Improved model of a fishery: $\dot N=rN(1-\frac{N}{K})-H\frac{N}{A+N}$

Question

Strogatz exercise $3.7.4.a:$

An improved model of a fishery is:

$$\dot N=rN\left(1-\frac{N}{K}\right)-H\frac{N}{A+N}.$$

a) Give a biological interpretation of the parameter $A$; what does it measure?

Here's what I did:

I non-dimensionalized the system $(\frac{dN}{dt}=N(1-N)-h\frac{N}{a+N})$ and used the 'Manipulate' function of Mathematica to gain a better understanding of what '$a$' is biologically, but still, I couldn't see it.

So here's my question: How could I approach answering such a question and gain a better insight of it?

Thank you in advance.

Answer 1

The term $HN/(A+N)$ is a typical saturation term (see Michaelis–Menten kinetics, or type II functional response).

For small $N$ (in comparison to $A$), the harvesting is roughly proportional to how much fish there is, since $HN/(A+N) \approx (H/A)N$.
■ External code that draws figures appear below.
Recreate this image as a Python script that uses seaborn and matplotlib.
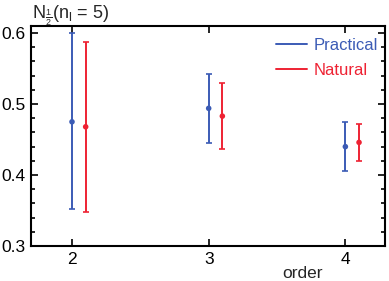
import matplotlib
matplotlib.use("Agg")
import matplotlib.pyplot as plt
from matplotlib.lines import Line2D
from matplotlib.ticker import MultipleLocator
import seaborn as sns
import pandas as pd

orders = [2, 3, 4]
practical_mean = [0.475, 0.494, 0.440]
practical_low = [0.352, 0.445, 0.406]
practical_high = [0.600, 0.543, 0.475]
natural_mean = [0.468, 0.483, 0.446]
natural_low = [0.348, 0.436, 0.420]
natural_high = [0.587, 0.530, 0.472]
series_names = ["Practical", "Natural"]
colors = {"Practical": "#3B5BB5", "Natural": "#EE2233"}
offsets = {"Practical": 0.0, "Natural": 0.1}

rows = []
for name, m, lo, hi in [("Practical", practical_mean, practical_low, practical_high),
                        ("Natural", natural_mean, natural_low, natural_high)]:
    for o, mv, l, h in zip(orders, m, lo, hi):
        rows.append({"order": o, "x": o + offsets[name], "value": mv, "low": l, "high": h, "series": name})
df = pd.DataFrame(rows)

sns.set_style("ticks")
plt.rcParams["font.family"] = ["Liberation Sans", "DejaVu Sans"]
plt.rcParams["mathtext.fontset"] = "custom"
plt.rcParams["mathtext.rm"] = "Liberation Sans"
plt.rcParams["mathtext.it"] = "Liberation Sans"

fig = plt.figure(figsize=(3.89, 2.81), dpi=100)
ax = fig.add_axes([31/389, 35/281, 354/389, 220/281])

for name in series_names:
    sub = df[df["series"] == name]
    ax.errorbar(sub["x"], sub["value"],
                yerr=[sub["value"] - sub["low"], sub["high"] - sub["value"]],
                fmt="none", ecolor=colors[name], elinewidth=1.4, capsize=2.5, capthick=1.2)
sns.scatterplot(data=df, x="x", y="value", hue="series", palette=colors,
                s=16, edgecolor="none", legend=False, ax=ax, zorder=3)

ax.set_xlim(1.70, 4.29)
ax.set_ylim(0.3, 0.61)
ax.set_xticks(orders)
ax.set_xticklabels([str(o) for o in orders])
ax.yaxis.set_major_locator(MultipleLocator(0.1))
ax.yaxis.set_minor_locator(MultipleLocator(0.02))
ax.set_yticks([0.3, 0.4, 0.5, 0.6])
ax.set_yticklabels(["0.3", "0.4", "0.5", "0.6"])
ax.tick_params(axis="both", which="both", direction="in", top=True, right=True,
               labelsize=12.5, width=1.2, color="black", labelcolor="black")
ax.tick_params(axis="both", which="major", length=5, pad=4)
ax.tick_params(axis="y", which="minor", length=3)
for sp in ax.spines.values():
    sp.set_linewidth(1.5)
    sp.set_color("black")

ax.set_ylabel("")
ax.set_xlabel("order", fontsize=12.5)
ax.xaxis.set_label_coords(0.768, -0.09)

fig.text(32/389, 1 - 18/281, r"N$_{\frac{1}{2}}$(n$_\mathrm{l}$ = 5)", fontsize=13,
         ha="left", va="baseline")

handles = [Line2D([0], [0], color=colors[n], lw=1.4) for n in series_names]
leg = ax.legend(handles, series_names, loc="upper right", frameon=False,
                fontsize=12, handlelength=1.9, handletextpad=0.4,
                labelspacing=0.6, borderaxespad=0.0, bbox_to_anchor=(1.0, 0.975))
for t, n in zip(leg.get_texts(), series_names):
    t.set_color(colors[n])

fig.savefig("out.png", dpi=100)
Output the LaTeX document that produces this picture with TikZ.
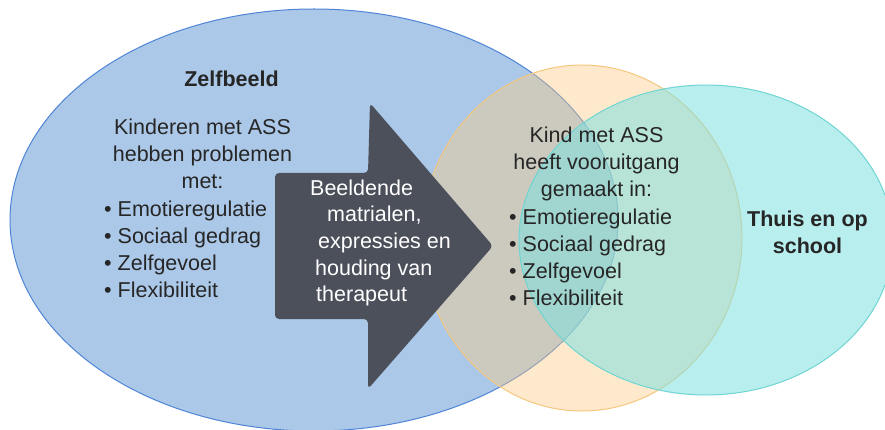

But for large $N$ (in comparison to $A$) there is saturation; no matter how much fish there is available, one can't harvest at a higher rate than $H$, since $HN/(A+N) \nearrow H$ as $N \to \infty$.

Answer 2

I don't think you are expected to do any manipulation, you are just supposed to explain what $A$ does in the model. I would answer along the lines of

It reflects that harvesting gets less when fish get scarce. If $N=A$ the harvesting drops in half compared to when $N$ is very large compared with $A$.